An average day sees the dispatch centre in Red Deer handle between 220 to 300 calls. The centre serves an area that has 450,000 people living in it and handles dispatch for 72 different fire departments and 20 ambulances.

Red Deer Emergency Services officials say emergency calls handled locally are handled within 65 seconds – between 18 to 22 seconds faster than by another centre. Forty per cent of the time in 2019, according to City statistics, fire medics were the first to arrive at the scene of an emergency.

Veer said consolidating dispatch will add 200,000 additional calls per year to the three remaining centres resulting in slower service for Albertans, not just those in the four affected municipalities.

“Additional delays will occur as the AHS emergency communications centre dispatches slower than their own 90-second standard for emergency ambulance dispatch.

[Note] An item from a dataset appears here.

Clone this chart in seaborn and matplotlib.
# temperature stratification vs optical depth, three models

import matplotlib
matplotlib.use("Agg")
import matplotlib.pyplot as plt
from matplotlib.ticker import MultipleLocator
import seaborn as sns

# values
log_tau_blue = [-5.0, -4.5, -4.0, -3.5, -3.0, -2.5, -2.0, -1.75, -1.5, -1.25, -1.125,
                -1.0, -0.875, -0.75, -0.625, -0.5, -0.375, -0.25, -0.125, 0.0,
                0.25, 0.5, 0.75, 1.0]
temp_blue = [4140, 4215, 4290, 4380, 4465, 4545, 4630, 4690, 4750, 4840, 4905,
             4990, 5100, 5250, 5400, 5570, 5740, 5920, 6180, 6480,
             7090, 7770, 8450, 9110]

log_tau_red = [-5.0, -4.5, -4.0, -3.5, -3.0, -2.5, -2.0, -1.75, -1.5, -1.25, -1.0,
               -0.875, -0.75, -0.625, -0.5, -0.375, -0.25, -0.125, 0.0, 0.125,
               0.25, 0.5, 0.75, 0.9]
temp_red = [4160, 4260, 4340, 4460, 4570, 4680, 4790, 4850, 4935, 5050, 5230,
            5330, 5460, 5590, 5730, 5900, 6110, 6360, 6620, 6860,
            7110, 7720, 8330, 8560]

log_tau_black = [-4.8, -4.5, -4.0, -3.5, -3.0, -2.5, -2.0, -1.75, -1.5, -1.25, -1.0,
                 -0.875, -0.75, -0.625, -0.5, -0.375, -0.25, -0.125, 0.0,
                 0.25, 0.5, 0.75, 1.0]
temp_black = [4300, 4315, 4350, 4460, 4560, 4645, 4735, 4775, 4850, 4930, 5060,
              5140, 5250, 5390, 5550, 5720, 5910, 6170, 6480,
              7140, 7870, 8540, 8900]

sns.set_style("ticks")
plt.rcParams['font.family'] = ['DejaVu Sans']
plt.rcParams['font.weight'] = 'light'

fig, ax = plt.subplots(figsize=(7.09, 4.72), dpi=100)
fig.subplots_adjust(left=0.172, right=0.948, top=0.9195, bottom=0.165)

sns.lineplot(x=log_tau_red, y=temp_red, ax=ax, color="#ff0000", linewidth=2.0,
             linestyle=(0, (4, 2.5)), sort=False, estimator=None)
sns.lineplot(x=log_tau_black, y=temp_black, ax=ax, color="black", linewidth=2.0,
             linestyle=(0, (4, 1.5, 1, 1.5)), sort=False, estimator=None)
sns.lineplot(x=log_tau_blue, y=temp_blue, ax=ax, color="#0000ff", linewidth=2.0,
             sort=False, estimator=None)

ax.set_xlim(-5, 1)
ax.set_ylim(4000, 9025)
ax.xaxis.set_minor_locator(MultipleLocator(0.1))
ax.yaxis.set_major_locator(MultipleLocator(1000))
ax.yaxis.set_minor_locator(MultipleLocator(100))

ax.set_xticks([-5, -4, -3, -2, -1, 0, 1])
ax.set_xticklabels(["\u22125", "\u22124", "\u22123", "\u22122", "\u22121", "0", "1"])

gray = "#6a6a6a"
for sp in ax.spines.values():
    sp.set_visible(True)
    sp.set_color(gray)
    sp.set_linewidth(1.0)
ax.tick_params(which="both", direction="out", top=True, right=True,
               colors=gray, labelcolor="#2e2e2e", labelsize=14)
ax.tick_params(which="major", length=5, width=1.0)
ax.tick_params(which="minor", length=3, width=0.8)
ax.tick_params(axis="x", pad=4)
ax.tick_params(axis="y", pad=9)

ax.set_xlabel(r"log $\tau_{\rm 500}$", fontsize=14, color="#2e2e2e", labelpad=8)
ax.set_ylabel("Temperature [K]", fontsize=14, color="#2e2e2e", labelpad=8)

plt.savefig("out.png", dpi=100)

AHS in their three centres are not even meeting their own standard.”

Veer said the decision to consolidate is one based on a recommendation from an outdated 11-year old plan.

“There is very good reason that four former health ministers, serving under different governments prior to minister Shandro, stopped this reckless and dangerous decision once they were presented with the local facts.”

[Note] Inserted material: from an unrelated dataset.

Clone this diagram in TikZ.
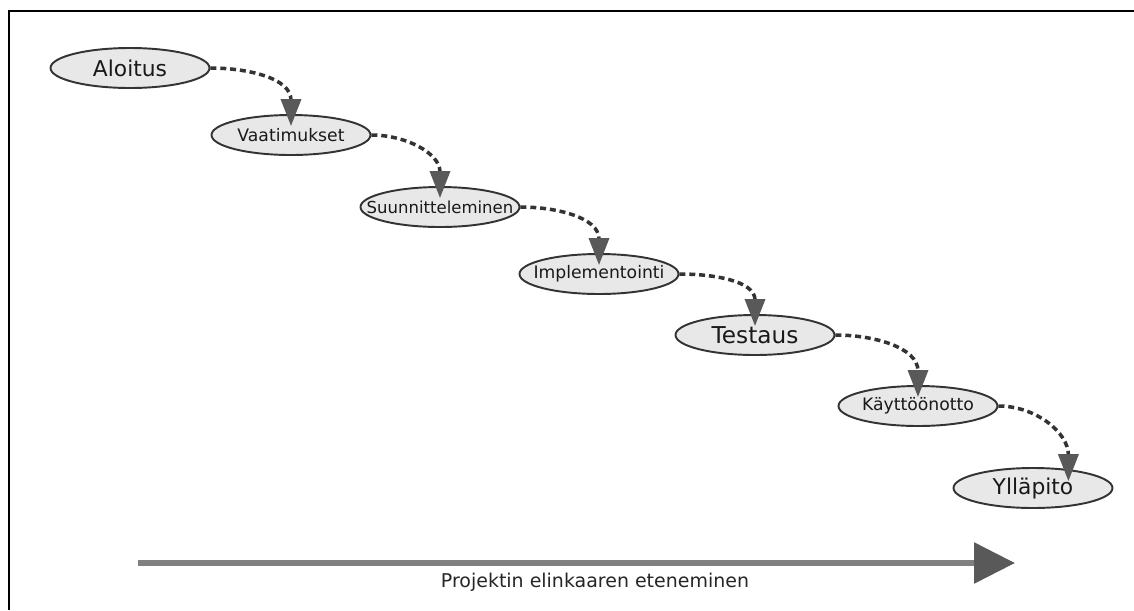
\documentclass[tikz,border=0pt]{standalone}
\usepackage{fontspec}
\setmainfont{DejaVu Sans}
\usepackage{tikz}
\usetikzlibrary{arrows.meta}
\usetikzlibrary{shapes}
\definecolor{phasefill}{gray}{0.91}
\definecolor{darkline}{gray}{0.2}
\definecolor{tipgray}{gray}{0.35}
\definecolor{axisgray}{gray}{0.5}
\tikzstyle{phase} = [ellipse, minimum width=3.18cm, minimum height=0.8cm, inner xsep=-1.6cm, inner ysep=0pt, draw=darkline, line width=1.1pt, fill=phasefill, text=black!90]
\tikzstyle{big} = [font=\fontsize{12.4}{14}\selectfont]
\tikzstyle{small} = [font=\fontsize{9.8}{12}\selectfont]
\tikzstyle{flow} = [darkline, line width=2pt, dash pattern=on 3.4pt off 2.2pt, -{Triangle[length=0.54cm, width=0.4cm, color=tipgray]}, shorten >=-0.24cm]
\tikzstyle{timeline} = [axisgray, line width=3.4pt, -{Triangle[length=0.82cm, width=0.8cm, color=tipgray]}]
\begin{document}
\begin{tikzpicture}[node distance=3.2cm]

\useasboundingbox (0,0) rectangle (22.68,-12.2);
\draw [line width=1.1pt] (0.18,-12.2) |- (22.68,-0.22);

\node [phase, big] (start) at (2.6,-1.36) {Aloitus};
\node [phase, small, right of = start, xshift=0.02cm, yshift=-1.34cm] (req) {Vaatimukset};
\node [phase, small, right of = req, xshift=-0.22cm, yshift=-1.44cm, font=\fontsize{9.4}{11}\selectfont] (design) {Suunnitteleminen};
\node [phase, small, right of = design, xshift=-0.02cm, yshift=-1.34cm] (impl) {Implementointi};
\node [phase, big, right of = impl, xshift=-0.08cm, yshift=-1.22cm, font=\fontsize{13.2}{15}\selectfont] (test) {Testaus};
\node [phase, small, right of = test, xshift=0.06cm, yshift=-1.42cm] (deploy) {Käyttöönotto};
\node [phase, big, right of = deploy, xshift=-0.9cm, yshift=-1.64cm] (maint) {Ylläpito};

\draw [flow] (start.east) to [out=0, in=90] (req.north);
\draw [flow] (req.east) to [out=0, in=90] (design.north);
\draw [flow] (design.east) to [out=0, in=90] (impl.north);
\draw [flow] (impl.east) to [out=0, in=90] (test.north);
\draw [flow] (test.east) to [out=0, in=90] (deploy.north);
\draw [flow] (deploy.east) to [out=0, in=90] (maint.28);

\coordinate (t0) at (2.76,-11.26);
\coordinate (t1) at (20.3,-11.26);
\draw [timeline] (t0) -- (t1);
\node [font=\fontsize{10.8}{13}\selectfont, text=black!85] (tlabel) at (11.9,-11.64) {Projektin elinkaaren eteneminen};

\end{tikzpicture}
\end{document}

Red Deer’s mayor feels Shandro’s letter from Friday selectively responded to the concerns presented to him by the mayors in a meeting last month.

“We have endeavored to engage with the province in good faith. Minister Shandro’s response has failed to address our very legitimate concerns in the safety interests of our citizens,” she said. “This is not a partisan issue. This is an issue of life and death.”

The mayors of Red Deer, Lethbridge, Wood Buffalo and Calgary held a joint media conference via Zoom on Tuesday.

“Our municipalities have extensive experience providing EMS dispatch that results in excellent patient outcomes. After just 16 months in office, Minister Shandro has decided to throw all of that away without any consultation with municipalities,” said Lethbridge Mayor Chris Spearman. “His inability to provide rationale or data prior to delivering his letter to us on Friday, confirms this is a short sighted and reckless decision.”

“The rationale to move forward with consolidation demonstrates a decision based on ideology, not intellect,” suggested Don Scott, Mayor of the Regional Municipality of Wood Buffalo. “Our region is larger than the province of Nova Scotia and we consistently dispatch an ambulance faster than AHS — we have the data to prove it.”

In a brief statement emailed to rdnewsNOW, Christine Myatt, Press Secretary for Premier Jason Kenney, said, “60% of the province and most cities and towns – including Edmonton – already operate successfully under AHS dispatch. We will refer you to Minister’s lengthy explanatory letter to the mayors for more details.”

The four mayors are inviting all members of the UCP caucus to a meeting on Thursday to be briefed on the matter.

“In our view it is undemocratic for a decision to be made before elected colleagues are fully briefed on the impact on their constituents,” Veer suggested.